3. Chez CapGemini, 75 % d’employés exclus du dispositif
Dans l’entreprise du top 10 du CAC 40, tous les salariés ne sont pas logés à la même enseigne. Seuls 25 % des 24 000 salariés vont toucher la prime exceptionnelle. Elle sera de 1 000 euros pour ceux percevant des salaires inférieurs à 30 000 euros par an et de 500 euros pour ceux compris entre 30 000 et 35 000 euros, pour un coût total de 4 millions d’euros. « Si j’ai bien écouté le premier ministre, cela devait concerner les personnes touchant jusqu’à 3 600 euros net, on en est donc loin ! Avec 1 milliard d’euros de bénéfices en 2017, zéro impôt payé en France et 286 millions de dividendes en 2018, je pense qu’on pouvait au moins verser 1 000 euros à tout le monde », regrette Thierry Achaintre, secrétaire de la CGT du géant des services au numérique. Si les négociations annuelles obligatoires (NAO) ont démarré, le syndicat craint que l’octroi de ce bonus sélectif pèse sur les discussions. « Ils pourront ainsi justifier de faibles augmentations. Nous n’avons pas de hausses de salaires générales mais individuelles. Si on a eu une augmentation l’année d’avant, nous ne sommes plus éligibles l’année suivante sauf pour les managers… » Alors que le groupe se porte très bien, les revendications de résorption des inégalités salariales homme-femme, qui coûteraient 3 millions d’euros, ne sont pas non plus satisfaites. « Cette prime, c’est un one shot (cas unique), pas une vraie hausse de nos rémunérations. Notre PDG préfère sauver le soldat Macron », tranche Thierry Achaintre.

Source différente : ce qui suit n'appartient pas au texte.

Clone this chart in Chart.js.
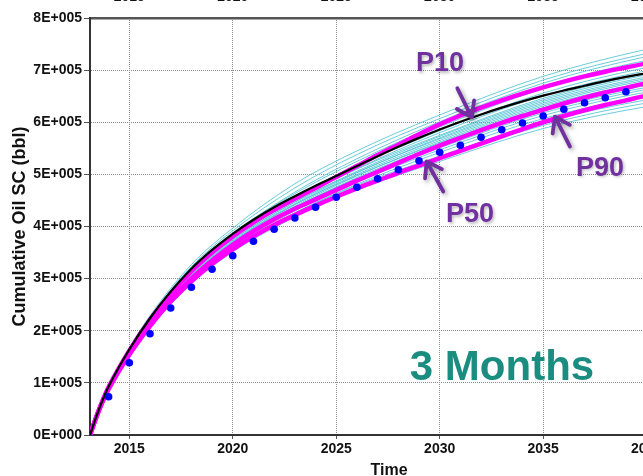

4. Un cadeau de Noël amer pour les agents de La Poste
La direction a annoncé mercredi qu’elle verserait une prime exceptionnelle à 200 000 postiers, mais bien en deçà des 1 000 euros avancés par Emmanuel Macron. Les personnes gagnant jusqu’à 1,5 fois le Smic brut annuel percevront 300 euros. Celles ayant une rémunération comprise entre 1,5 et 3 fois le Smic toucheront 200 euros. « Nous avons eu le droit à un long laïus expliquant qu’il n’était pas possible de faire plus car cet argent va être pris sur les investissements, souligne Eddy Talbot, de la fédération SUD PTT. Mais ces dernières années, ils ont servi à acheter des entreprises à l’étranger ! On nous a sorti plein de chiffres en oubliant de parler des 300 millions d’euros de crédit d’impôt pour la compétitivité et l’emploi (Cice) ou encore des 171 millions de dividendes. » Les 50 millions d’euros de coût de cette prime auraient pu être prélevés sur les dividendes versés annuellement par le groupe à l’État, encore actionnaire majoritaire. Selon les calculs du syndicat, en divisant le nombre de postiers par cette somme de 171 millions d’euros, les 700 euros de primes manquants apparaissent comme par magie… « Le gouvernement propose cette mesure mais il ne faut pas toucher à son argent ! » ironise le syndicaliste.